* RECORDED DATA
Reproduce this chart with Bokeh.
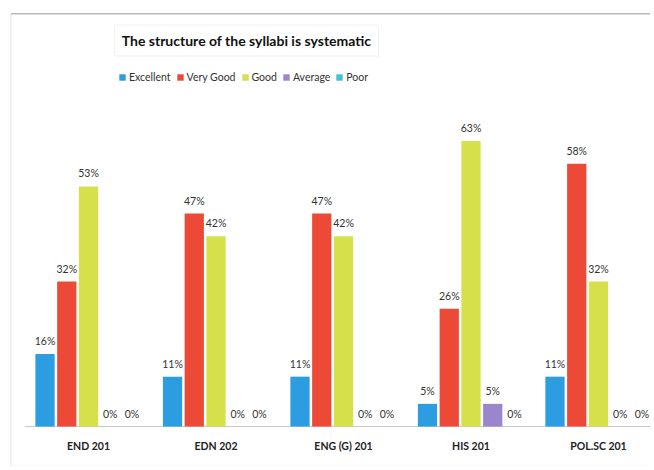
from bokeh.plotting import figure
from bokeh.models import (ColumnDataSource, Range1d, Label, Legend, LegendItem, Span)
from bokeh.core.properties import value
from bokeh.embed import file_html
from bokeh.resources import INLINE

# ---- data ----
categories = ["END 201", "EDN 202", "ENG (G) 201", "HIS 201", "POL.SC 201"]
series_names = ["Excellent", "Very Good", "Good", "Average", "Poor"]
excellent = [16, 11, 11, 5, 11]
very_good = [32, 47, 47, 26, 58]
good = [53, 42, 42, 63, 32]
average = [0, 0, 0, 5, 0]
poor = [0, 0, 0, 0, 0]
series_values = [excellent, very_good, good, average, poor]
colors = ["#2b9de0", "#ec4a37", "#d5e04b", "#9a86cc", "#3ec3d6"]
title_text = "The structure of the syllabi is systematic"

FONT = "Lato"
W, H = 650, 466
X0, X1 = -0.612, 4.408
Y0, Y1 = -8.83, 91.17

p = figure(width=W, height=H, output_backend="svg", toolbar_location=None,
           x_range=Range1d(X0, X1), y_range=Range1d(Y0, Y1),
           min_border_left=10, min_border_right=0, min_border_top=13, min_border_bottom=0)
p.xaxis.visible = False
p.yaxis.visible = False
p.xgrid.visible = False
p.ygrid.visible = False
p.outline_line_color = None
p.background_fill_color = "white"
p.border_fill_color = "white"

# chart box rules
p.add_layout(Span(location=Y1, dimension="width", line_color="#777777", line_width=1.5))
p.add_layout(Span(location=X0, dimension="height", line_color="#dcdcdc", line_width=1.5))
p.add_layout(Span(location=Y0, dimension="width", line_color="#e6e6e6", line_width=1.5))

n = len(categories)
p.segment(x0=[-0.5], x1=[n - 0.5], y0=[0], y1=[0], line_color="#c8c8c8", line_width=1)

step = 0.1706
bw = 0.151
items = []
for k, (name, vals, col) in enumerate(zip(series_names, series_values, colors)):
    xs = [i + (k - 2) * step for i in range(n)]
    src = ColumnDataSource(dict(x=xs, top=vals, lab=[f"{v}%" for v in vals]))
    r = p.vbar(x="x", top="top", width=bw, bottom=0, source=src, fill_color=col, line_color=None)
    items.append(LegendItem(label=name, renderers=[r]))
    p.text(x="x", y="top", text="lab", source=src, text_align="center", text_baseline="middle",
           y_offset=-13, text_font=value(FONT), text_font_size="10.5px", text_color="#333333")

# category labels
p.text(x=list(range(n)), y=[0] * n, text=categories, text_align="center", text_baseline="middle",
       y_offset=19, text_font=value(FONT), text_font_size="10.5px", text_font_style="bold",
       text_color="#222222")

# title
p.add_layout(Label(x=236, y=426, x_units="screen", y_units="screen", text=title_text,
                   text_align="center", text_baseline="middle", text_font=FONT,
                   text_font_size="14px", text_font_style="bold", text_color="#111111",
                   border_line_color="#f0f0f0", padding=7))

legend = Legend(items=items, orientation="horizontal", location=(108, 383),
                glyph_width=8, glyph_height=8, label_standoff=3, spacing=5,
                padding=0, margin=0, border_line_color=None, background_fill_alpha=0,
                label_text_font=FONT, label_text_font_size="10.5px", label_text_color="#333333",
                label_height=12)
p.add_layout(legend, "center")

open("out.html", "w").write(file_html(p, INLINE))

* THE PROBLEM
Skipping the pictures, transcribe each line above exactly as it appears.

* RESPONSE TO THE TASK
Reproduce this chart with Bokeh.
from bokeh.plotting import figure
from bokeh.models import (ColumnDataSource, Range1d, Label, Legend, LegendItem, Span)
from bokeh.core.properties import value
from bokeh.embed import file_html
from bokeh.resources import INLINE

# ---- data ----
categories = ["END 201", "EDN 202", "ENG (G) 201", "HIS 201", "POL.SC 201"]
series_names = ["Excellent", "Very Good", "Good", "Average", "Poor"]
excellent = [16, 11, 11, 5, 11]
very_good = [32, 47, 47, 26, 58]
good = [53, 42, 42, 63, 32]
average = [0, 0, 0, 5, 0]
poor = [0, 0, 0, 0, 0]
series_values = [excellent, very_good, good, average, poor]
colors = ["#2b9de0", "#ec4a37", "#d5e04b", "#9a86cc", "#3ec3d6"]
title_text = "The structure of the syllabi is systematic"

FONT = "Lato"
W, H = 650, 466
X0, X1 = -0.612, 4.408
Y0, Y1 = -8.83, 91.17

p = figure(width=W, height=H, output_backend="svg", toolbar_location=None,
           x_range=Range1d(X0, X1), y_range=Range1d(Y0, Y1),
           min_border_left=10, min_border_right=0, min_border_top=13, min_border_bottom=0)
p.xaxis.visible = False
p.yaxis.visible = False
p.xgrid.visible = False
p.ygrid.visible = False
p.outline_line_color = None
p.background_fill_color = "white"
p.border_fill_color = "white"

# chart box rules
p.add_layout(Span(location=Y1, dimension="width", line_color="#777777", line_width=1.5))
p.add_layout(Span(location=X0, dimension="height", line_color="#dcdcdc", line_width=1.5))
p.add_layout(Span(location=Y0, dimension="width", line_color="#e6e6e6", line_width=1.5))

n = len(categories)
p.segment(x0=[-0.5], x1=[n - 0.5], y0=[0], y1=[0], line_color="#c8c8c8", line_width=1)

step = 0.1706
bw = 0.151
items = []
for k, (name, vals, col) in enumerate(zip(series_names, series_values, colors)):
    xs = [i + (k - 2) * step for i in range(n)]
    src = ColumnDataSource(dict(x=xs, top=vals, lab=[f"{v}%" for v in vals]))
    r = p.vbar(x="x", top="top", width=bw, bottom=0, source=src, fill_color=col, line_color=None)
    items.append(LegendItem(label=name, renderers=[r]))
    p.text(x="x", y="top", text="lab", source=src, text_align="center", text_baseline="middle",
           y_offset=-13, text_font=value(FONT), text_font_size="10.5px", text_color="#333333")

# category labels
p.text(x=list(range(n)), y=[0] * n, text=categories, text_align="center", text_baseline="middle",
       y_offset=19, text_font=value(FONT), text_font_size="10.5px", text_font_style="bold",
       text_color="#222222")

# title
p.add_layout(Label(x=236, y=426, x_units="screen", y_units="screen", text=title_text,
                   text_align="center", text_baseline="middle", text_font=FONT,
                   text_font_size="14px", text_font_style="bold", text_color="#111111",
                   border_line_color="#f0f0f0", padding=7))

legend = Legend(items=items, orientation="horizontal", location=(108, 383),
                glyph_width=8, glyph_height=8, label_standoff=3, spacing=5,
                padding=0, margin=0, border_line_color=None, background_fill_alpha=0,
                label_text_font=FONT, label_text_font_size="10.5px", label_text_color="#333333",
                label_height=12)
p.add_layout(legend, "center")

open("out.html", "w").write(file_html(p, INLINE))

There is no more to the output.